Planetary Exploration: The investigation of celestial bodies within our solar system and beyond, using telescopes, spacecraft, and various technologies to gather data. Its main goals include understanding these bodies' structure, origin, history, and potential for sustaining life.
Planetary exploration often involves complex missions that study planets and other celestial objects from orbit, or through in-situ (on-site) analysis using landers and rovers. Technologies such as remote sensing, sample collection and return, and direct measurement are critical in gathering detailed information about planetary surfaces, atmospheres, and interiors.
The Voyager spacecrafts are among the most well-known missions, having provided invaluable data about the outer planets and beyond.
The journey of planetary exploration began with early astronomical observations made by ancient civilizations, but it was the invention of the telescope in the early 17th century that truly opened the doors to more detailed planetary study. The 20th and 21st centuries have seen exponential growth in this field, marked by significant milestones achieved through robotic and, occasionally, manned missions.
Key milestones in the history of planetary exploration include:
One particularly significant achievement in planetary exploration was the Voyager program’s contribution to our understanding of the outer planets. Voyager 1 and Voyager 2, launched in 1977, conducted flybys of Jupiter, Saturn, Uranus, and Neptune, gathering detailed images and data. This wealth of information revolutionized our knowledge of these distant worlds and their moons, revealing surprising activity, such as volcanic eruptions on Jupiter’s moon Io and intricate rings around Saturn.

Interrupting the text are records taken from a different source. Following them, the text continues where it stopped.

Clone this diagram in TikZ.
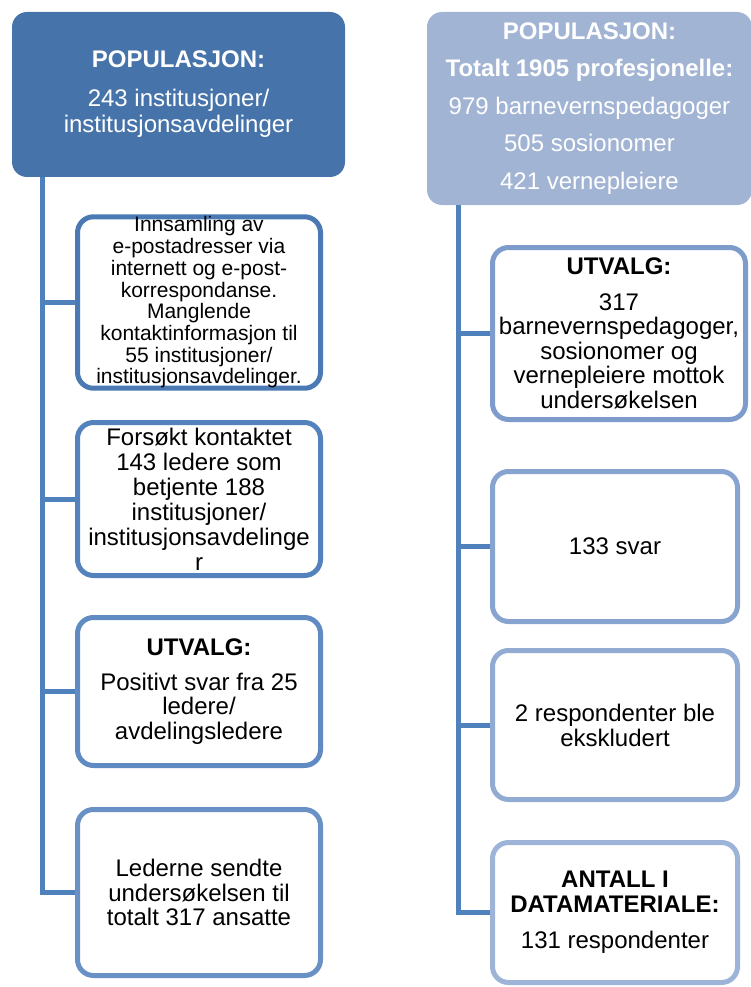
\documentclass[tikz,border=0pt]{standalone}
\usepackage{fontspec}
\setmainfont{Liberation Sans}
\definecolor{popdark}{HTML}{4674AA}
\definecolor{poplight}{HTML}{A2B4D4}
\definecolor{stemblue}{HTML}{4F81BD}
\definecolor{edgeA}{HTML}{4A79B4}
\definecolor{edgeB}{HTML}{5482BD}
\definecolor{edgeC}{HTML}{5F8AC2}
\definecolor{edgeD}{HTML}{6A91C6}
\definecolor{edgeE}{HTML}{7D9BCB}
\definecolor{edgeF}{HTML}{87A3CF}
\definecolor{edgeG}{HTML}{92ABD3}
\definecolor{edgeH}{HTML}{9DB3D7}
\begin{document}
\begin{tikzpicture}[x=1pt,y=-1pt,
topbox/.style={rounded corners=15pt, inner sep=0pt, align=center, text=white,
  font=\fontsize{24}{26}\selectfont},
subbox/.style={draw, line width=5pt, rounded corners=16pt, fill=white, inner sep=0pt,
  align=center, font=\fontsize{24}{24.5}\selectfont},
stem/.style={draw=stemblue, line width=5pt}
]
\useasboundingbox (0,0) rectangle (750,987);
% venstre side
\node[topbox, fill=popdark, minimum width=333pt, minimum height=165pt] (popL) at (178.5,94.5)
  {\textbf{POPULASJON:}\\[13pt]243 institusjoner/\\institusjonsavdelinger};
\node[subbox, draw=edgeA, minimum width=243pt, minimum height=166pt,
  font=\fontsize{21}{21.7}\selectfont] (innsamling) at (199,302.5)
  {Innsamling av\\e-postadresser via\\internett og e-post-\\korrespondanse.\\Manglende\\kontaktinformasjon til\\55 institusjoner/\\institusjonsavdelinger.};
\node[subbox, draw=edgeB, minimum width=243pt, minimum height=153pt,
  font=\fontsize{24}{25}\selectfont] (kontakt) at (199,499)
  {Forsøkt kontaktet\\143 ledere som\\betjente 188\\institusjoner/\\institusjonsavdelinge\\r};
\node[subbox, draw=edgeC, minimum width=243pt, minimum height=148pt] (utvalgL) at (199,691.5)
  {\textbf{UTVALG:}\\[10pt]Positivt svar fra 25\\ledere/\\avdelingsledere};
\node[subbox, draw=edgeD, minimum width=243pt, minimum height=166pt] (ledere) at (199,892.5)
  {Lederne sendte\\undersøkelsen til\\totalt 317 ansatte};
\coordinate (stemL) at (42.5,177);
\draw[stem] (stemL) |- (ledere.west);
\foreach \b in {innsamling,kontakt,utvalgL}
  \draw[stem] (stemL |- \b.west) -- (\b.west);
% høyre side
\node[topbox, fill=poplight, minimum width=325pt, minimum height=193pt,
  font=\fontsize{24}{37.5}\selectfont] (popR) at (589.5,108.5)
  {\textbf{POPULASJON:}\\\textbf{Totalt 1905 profesjonelle:}\\979 barnevernspedagoger\\505 sosionomer\\421 vernepleiere};
\node[subbox, draw=edgeE, minimum width=253pt, minimum height=172pt] (utvalgR) at (619,333.5)
  {\textbf{UTVALG:}\\[11pt]317\\barnevernspedagoger,\\sosionomer og\\vernepleiere mottok\\undersøkelsen};
\node[subbox, draw=edgeF, minimum width=245pt, minimum height=150pt] (svar) at (615,546.5)
  {133 svar};
\node[subbox, draw=edgeG, minimum width=245pt, minimum height=149pt,
  font=\fontsize{24}{25}\selectfont] (ekskl) at (615,725)
  {2 respondenter ble\\ekskludert};
\node[subbox, draw=edgeH, minimum width=245pt, minimum height=140pt] (antall) at (615,912.5)
  {\textbf{ANTALL I}\\\textbf{DATAMATERIALE:}\\[12pt]131 respondenter};
\coordinate (stemR) at (458,205);
\draw[stem] (stemR) |- (antall.west);
\foreach \b in {utvalgR,svar,ekskl}
  \draw[stem] (stemR |- \b.west) -- (\b.west);
\end{tikzpicture}
\end{document}
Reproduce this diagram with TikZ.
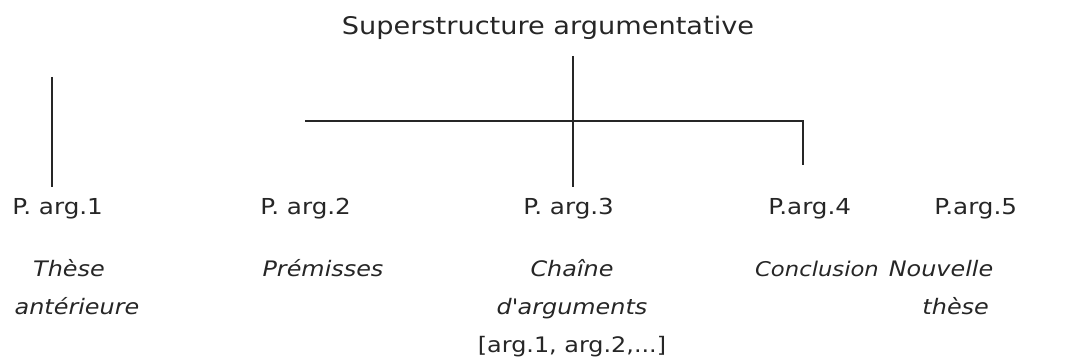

The field of planetary exploration stands on the brink of a new era, driven by rapid advancements in technology and a growing understanding of the cosmos. With every mission, humanity extends its reach further into the unknown, aiming to unravel the mysteries of the universe. The future of planetary exploration promises not only to enhance our knowledge of the solar system but also to pave the way for human habitation on other planets.
Robotics plays a pivotal role in the future of planetary exploration. The utilisation of robots, including rovers, landers, and orbiters, offers a safer, more efficient, and cost-effective means of conducting missions beyond Earth. These robotic emissaries can endure the harsh environments of space and other worlds, gathering data, taking samples, and even performing experiments without the risks associated with human crews.
Robotics technologies are advancing rapidly, incorporating AI to enable autonomous navigation and decision-making.
One notable example of robot-assisted planetary exploration is the Mars Rover missions. NASA's Perseverance rover, for instance, is equipped with a suite of scientific instruments designed to explore the Martian surface, search for signs of ancient life, collect soil samples, and pave the way for future human missions.
Exploring the outer planets and beyond represents one of the most ambitious goals in the field of planetary exploration. Missions to these distant regions face enormous challenges, including extreme distances, harsh radiation environments, icy conditions, and the need for long-duration power sources. Despite these hurdles, the scientific prospects are compelling, offering insights into the formation of the solar system, the potential for life in subsurface oceans of moons, and the conditions of other solar systems.
The Voyager missions have provided a foundation for outer planetary exploration, flying by Jupiter, Saturn, Uranus, and Neptune, gathering invaluable data. Building on this legacy, future missions aim to explore these planets and their moons in greater detail. For example, NASA's Europa Clipper mission is designed to study Jupiter's moon Europa, suspected to house a vast subsurface ocean beneath its icy crust, which could potentially harbour life. This mission, among others, exemplifies the ambitious nature of future planetary exploration endeavors.
Technological advancements, such as nuclear-powered spacecraft, are essential for the next generation of outer planetary exploration.
Exploring the vast reaches of space requires innovative technologies that can operate in extreme conditions far from Earth. This technology not only gathers invaluable data but also paves the way for future manned missions. Among these, spaceborne antennas and mass spectrometers play critical roles in communicating and analysing extraterrestrial environments.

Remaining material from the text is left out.